2.6k views Asked by At

In my lambda architecture, i am debating on whether to use HDFS or Cassandra to store my immutable data. I need Cassandra to serve the online requests etc. so it is the mandatory part of the tech stack. Now, I do not want to introduce new tool (HDFS) into the stack if I don't have to. So my question is, what will I be missing if I don't use HDFS and use Cassandra to host my immutable data as well.

EDIT:

I understand HDFS is a distributed filesystem and Cassandra is NoSQL DB. Still, both support data replication, both support high-throughput writes. In addition Cassandra supports low latent data retrieval. So am I right saying that HDFS isn't going to provide me much lift?

2

There are 2 answers

0
onrdncl On BEST ANSWER

As I understand You are trying to clarify your Serving Layer of your Lambda Architecture. If it is true, you want to store your batch views and real-time views into a Database. And as I understand you do not have Hadoop cluster in your batch layer. And your batch views have not been completed in HDFS. At this point your architecture is outside of HDFS. HBase is a distributed column-oriented database built on top of the Hadoop file system. It is an open-source project and is horizontally scalable. If you dont want a hadoop cluster, omit HBase. Cassandra is distributed NoSQL Database(column-oriented) and it works outside the Hadoop cluster and HDFS. If I understand your architecture and your needs right, I think Cassandra is best for you.

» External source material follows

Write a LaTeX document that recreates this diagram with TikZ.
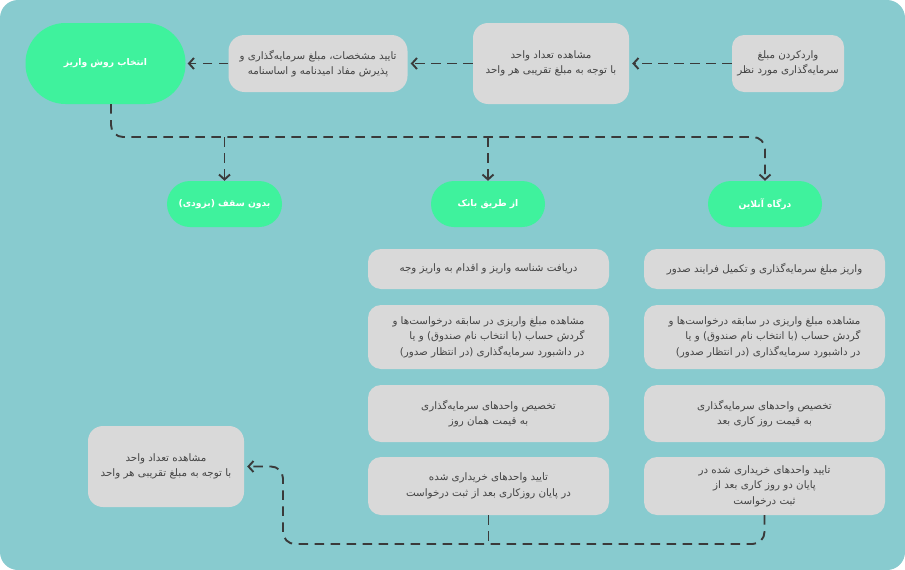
\documentclass[tikz,border=0pt]{standalone}
\usepackage{fontspec}
\newfontfamily\arabicfont[Script=Arabic]{DejaVu Sans}
\TeXXeTstate=1
\usetikzlibrary{arrows.meta}
\definecolor{bgteal}{HTML}{88CBCF}
\definecolor{mint}{HTML}{3FF29D}
\definecolor{boxgray}{HTML}{D9D9D9}
\definecolor{txtgray}{HTML}{444444}
\definecolor{linegray}{HTML}{3A3A3A}
\newcommand{\fa}[1]{\beginR #1\endR}
\tikzset{
  graybox/.style={fill=boxgray, rounded corners=13pt, text=txtgray, inner sep=0pt,
    font=\arabicfont\fontsize{10.3}{15.5}\selectfont, align=center},
  pill/.style={fill=mint, text=white, inner sep=0pt,
    font=\arabicfont\bfseries\fontsize{9.2}{12}\selectfont, align=center},
  conn/.style={draw=linegray, line width=1.9pt, dash pattern=on 9.5pt off 6.5pt},
  arr/.style={-{Straight Barb[length=5pt,width=11pt,line width=1.9pt]}}
}
\begin{document}
\begin{tikzpicture}[x=1pt,y=-1pt]
\useasboundingbox (0,0) rectangle (905,570);
\fill[white] (0,0) rectangle (905,570);
\fill[bgteal, rounded corners=18pt] (0,0) rectangle (905,570);

% top row
\node[pill, rounded corners=40pt, minimum width=160pt, minimum height=81pt] (pill) at (105.5,63.5) {\fa{انتخاب روش واریز}};
\node[graybox, rounded corners=16pt, minimum width=179pt, minimum height=57pt] (t1) at (318,63.5)
  {\fa{تایید مشخصات، مبلغ سرمایه‌گذاری و}\\\fa{پذیرش مفاد امیدنامه و اساسنامه}};
\node[graybox, rounded corners=15pt, minimum width=156pt, minimum height=81pt] (m1) at (551,63.5)
  {\fa{مشاهده تعداد واحد}\\\fa{با توجه به مبلغ تقریبی هر واحد}};
\node[graybox, rounded corners=12pt, minimum width=112pt, minimum height=57pt] (in1) at (788,63.5)
  {\fa{واردکردن مبلغ}\\\fa{سرمایه‌گذاری مورد نظر}};

% methods
\node[pill, rounded corners=23pt, minimum width=115pt, minimum height=46pt] (bedoon) at (224.5,204) {\fa{بدون سقف (بزودی)}};
\node[pill, rounded corners=23pt, minimum width=114pt, minimum height=46pt] (bank) at (488,204) {\fa{از طریق بانک}};
\node[pill, rounded corners=23pt, minimum width=114pt, minimum height=46pt] (online) at (765,204) {\fa{درگاه آنلاین}};

% bank column
\node[graybox, minimum width=241pt, minimum height=40pt] (L1) at (488.5,269)
  {\fa{دریافت شناسه واریز و اقدام به واریز وجه}};
\node[graybox, align=right, minimum width=241pt, minimum height=64pt] (L2) at (488.5,337)
  {\fa{مشاهده مبلغ واریزی در سابقه درخواست‌ها و}\\\fa{گردش حساب (با انتخاب نام صندوق) و یا}\\\fa{در داشبورد سرمایه‌گذاری (در انتظار صدور)}};
\node[graybox, minimum width=241pt, minimum height=57pt] (L3) at (488.5,413.5)
  {\fa{تخصیص واحدهای سرمایه‌گذاری}\\\fa{به قیمت همان روز}};
\node[graybox, minimum width=241pt, minimum height=58pt] (L4) at (488.5,486)
  {\fa{تایید واحدهای خریداری شده}\\\fa{در پایان روزکاری بعد از ثبت درخواست}};

% online column
\node[graybox, minimum width=241pt, minimum height=40pt] (R1) at (764.5,269)
  {\fa{واریز مبلغ سرمایه‌گذاری و تکمیل فرایند صدور}};
\node[graybox, align=right, minimum width=241pt, minimum height=64pt] (R2) at (764.5,337)
  {\fa{مشاهده مبلغ واریزی در سابقه درخواست‌ها و}\\\fa{گردش حساب (با انتخاب نام صندوق) و یا}\\\fa{در داشبورد سرمایه‌گذاری (در انتظار صدور)}};
\node[graybox, minimum width=241pt, minimum height=57pt] (R3) at (764.5,413.5)
  {\fa{تخصیص واحدهای سرمایه‌گذاری}\\\fa{به قیمت روز کاری بعد}};
\node[graybox, minimum width=241pt, minimum height=58pt] (R4) at (764.5,486)
  {\fa{تایید واحدهای خریداری شده در}\\\fa{پایان دو روز کاری بعد از}\\\fa{ثبت درخواست}};

% result
\node[graybox, rounded corners=15pt, minimum width=156pt, minimum height=81pt] (BL) at (166,466.5)
  {\fa{مشاهده تعداد واحد}\\\fa{با توجه به مبلغ تقریبی هر واحد}};

% helper coordinates
\coordinate (hbar) at (0,137);
\coordinate (hbot) at (0,544);
\coordinate (vx) at (283,0);

% connectors
\draw[conn, arr, shorten >=3pt] (in1.west) -- (m1.east);
\draw[conn, arr, shorten >=3pt] (m1.west) -- (t1.east);
\draw[conn, arr, shorten >=2pt] (t1.west) -- (pill.east);
\draw[conn, arr, rounded corners=12pt] ([xshift=5.5pt]pill.south) |- (hbar -| online.north) -- (online.north);
\draw[conn, arr] (hbar -| bedoon.north) -- (bedoon.north);
\draw[conn, arr] (hbar -| bank.north) -- (bank.north);
\draw[conn, arr, rounded corners=12pt, shorten >=3pt] (R4.south) |- (vx |- hbot) |- (BL.east);
\draw[conn] (L4.south) -- (L4.south |- hbot);
\end{tikzpicture}
\end{document}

Additionally, you can get quick info about Lambda architecture from this link; http://artofbigdata.blogspot.com.tr/2016/01/lambda-architecture.html

0
sras On

HDFS supports different file formats to store. For example, sequence files, Avro and Parquet etc..so that you can choose a file format suitable to your application needs.

Also note that you can efficiently read the data using SQL-like queries.

So different data models are available in HDFS over Cassandra to host the data.